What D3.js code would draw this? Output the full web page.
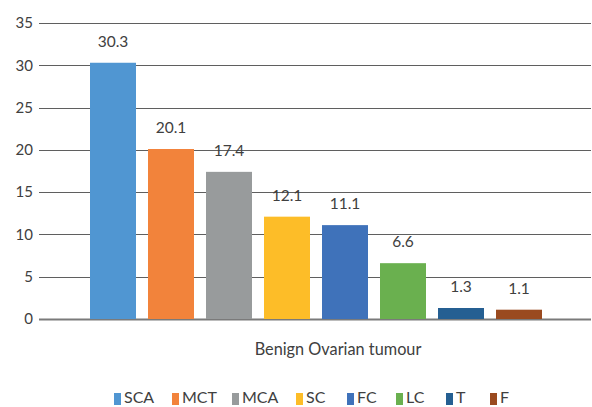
<html>
<head>
  <meta charset="utf-8">
  <style>
    body { margin: 0; background: #fff; }
    text { font-family: Lato, "Open Sans", sans-serif; }
  </style>
</head>
<body>
  <script src="https://d3js.org/d3.v7.min.js"></script>
  <script>
    // 数据
    var series = ["SCA", "MCT", "MCA", "SC", "FC", "LC", "T", "F"]
    var values = [30.3, 20.1, 17.4, 12.1, 11.1, 6.6, 1.3, 1.1]
    var colors = ["#5096d2", "#f2833b", "#989b9c", "#fdbd28", "#3f72ba", "#6ab04f", "#255f92", "#9a4a1f"]
    var yTicks = [0, 5, 10, 15, 20, 25, 30, 35]
    var category = "Benign Ovarian tumour"

    var width = 592, height = 407
    var svg = d3.select("body").append("svg")
      .attr("width", width)
      .attr("height", height)

    var plotLeft = 39, plotRight = 591
    var y = d3.scaleLinear().domain([0, 35]).range([319, 23])
    var x = d3.scaleBand().domain(series).range([84, 548])
      .paddingInner(0.207).paddingOuter(0.1035)

    // 网格线
    svg.append("g").selectAll("line")
      .data(yTicks)
      .enter().append("line")
      .attr("x1", plotLeft).attr("x2", plotRight)
      .attr("y1", d => Math.round(y(d)) + 0.5)
      .attr("y2", d => Math.round(y(d)) + 0.5)
      .attr("stroke", d => d == 0 ? "#7a7a7a" : "#5f5f5f")
      .attr("stroke-width", d => d == 0 ? 2 : 1)

    // y轴刻度
    svg.append("g").selectAll("text")
      .data(yTicks)
      .enter().append("text")
      .attr("x", 33)
      .attr("y", d => y(d))
      .attr("dy", "0.35em")
      .attr("text-anchor", "end")
      .attr("font-size", 15)
      .attr("fill", "#404040")
      .text(d => d)

    // 柱子
    svg.append("g").selectAll("rect")
      .data(values)
      .enter().append("rect")
      .attr("x", (d, i) => x(series[i]))
      .attr("width", x.bandwidth())
      .attr("y", d => y(d))
      .attr("height", d => y(0) - y(d))
      .attr("fill", (d, i) => colors[i])

    // 数值标签
    svg.append("g").selectAll("text")
      .data(values)
      .enter().append("text")
      .attr("x", (d, i) => x(series[i]) + x.bandwidth() / 2)
      .attr("y", d => y(d) - 16)
      .attr("text-anchor", "middle")
      .attr("font-size", 15.5)
      .attr("fill", "#404040")
      .text(d => d.toFixed(1))

    // 分类标签
    svg.append("text")
      .attr("x", 338)
      .attr("y", 355)
      .attr("text-anchor", "middle")
      .attr("font-size", 16.3)
      .attr("fill", "#404040")
      .text(category)

    // 图例
    var legendX = [114, 172, 232, 296, 347, 396, 446, 490]
    var legend = svg.append("g").selectAll("g")
      .data(series)
      .enter().append("g")
      .attr("transform", (d, i) => `translate(${legendX[i]},403)`)
    legend.append("rect")
      .attr("x", 0).attr("y", -10)
      .attr("width", 7).attr("height", 12)
      .attr("fill", (d, i) => colors[i])
    legend.append("text")
      .attr("x", 10)
      .attr("y", 0)
      .attr("font-size", 16)
      .attr("fill", "#404040")
      .text(d => d)
  </script>
</body>
</html>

════════════════════

* _Exercise prompt_:
Leave out the pictures and reproduce the rest of the listing exactly.

* _Task response_:
What D3.js code would draw this? Output the full web page.
<html>
<head>
  <meta charset="utf-8">
  <style>
    body { margin: 0; background: #fff; }
    text { font-family: Lato, "Open Sans", sans-serif; }
  </style>
</head>
<body>
  <script src="https://d3js.org/d3.v7.min.js"></script>
  <script>
    // 数据
    var series = ["SCA", "MCT", "MCA", "SC", "FC", "LC", "T", "F"]
    var values = [30.3, 20.1, 17.4, 12.1, 11.1, 6.6, 1.3, 1.1]
    var colors = ["#5096d2", "#f2833b", "#989b9c", "#fdbd28", "#3f72ba", "#6ab04f", "#255f92", "#9a4a1f"]
    var yTicks = [0, 5, 10, 15, 20, 25, 30, 35]
    var category = "Benign Ovarian tumour"

    var width = 592, height = 407
    var svg = d3.select("body").append("svg")
      .attr("width", width)
      .attr("height", height)

    var plotLeft = 39, plotRight = 591
    var y = d3.scaleLinear().domain([0, 35]).range([319, 23])
    var x = d3.scaleBand().domain(series).range([84, 548])
      .paddingInner(0.207).paddingOuter(0.1035)

    // 网格线
    svg.append("g").selectAll("line")
      .data(yTicks)
      .enter().append("line")
      .attr("x1", plotLeft).attr("x2", plotRight)
      .attr("y1", d => Math.round(y(d)) + 0.5)
      .attr("y2", d => Math.round(y(d)) + 0.5)
      .attr("stroke", d => d == 0 ? "#7a7a7a" : "#5f5f5f")
      .attr("stroke-width", d => d == 0 ? 2 : 1)

    // y轴刻度
    svg.append("g").selectAll("text")
      .data(yTicks)
      .enter().append("text")
      .attr("x", 33)
      .attr("y", d => y(d))
      .attr("dy", "0.35em")
      .attr("text-anchor", "end")
      .attr("font-size", 15)
      .attr("fill", "#404040")
      .text(d => d)

    // 柱子
    svg.append("g").selectAll("rect")
      .data(values)
      .enter().append("rect")
      .attr("x", (d, i) => x(series[i]))
      .attr("width", x.bandwidth())
      .attr("y", d => y(d))
      .attr("height", d => y(0) - y(d))
      .attr("fill", (d, i) => colors[i])

    // 数值标签
    svg.append("g").selectAll("text")
      .data(values)
      .enter().append("text")
      .attr("x", (d, i) => x(series[i]) + x.bandwidth() / 2)
      .attr("y", d => y(d) - 16)
      .attr("text-anchor", "middle")
      .attr("font-size", 15.5)
      .attr("fill", "#404040")
      .text(d => d.toFixed(1))

    // 分类标签
    svg.append("text")
      .attr("x", 338)
      .attr("y", 355)
      .attr("text-anchor", "middle")
      .attr("font-size", 16.3)
      .attr("fill", "#404040")
      .text(category)

    // 图例
    var legendX = [114, 172, 232, 296, 347, 396, 446, 490]
    var legend = svg.append("g").selectAll("g")
      .data(series)
      .enter().append("g")
      .attr("transform", (d, i) => `translate(${legendX[i]},403)`)
    legend.append("rect")
      .attr("x", 0).attr("y", -10)
      .attr("width", 7).attr("height", 12)
      .attr("fill", (d, i) => colors[i])
    legend.append("text")
      .attr("x", 10)
      .attr("y", 0)
      .attr("font-size", 16)
      .attr("fill", "#404040")
      .text(d => d)
  </script>
</body>
</html>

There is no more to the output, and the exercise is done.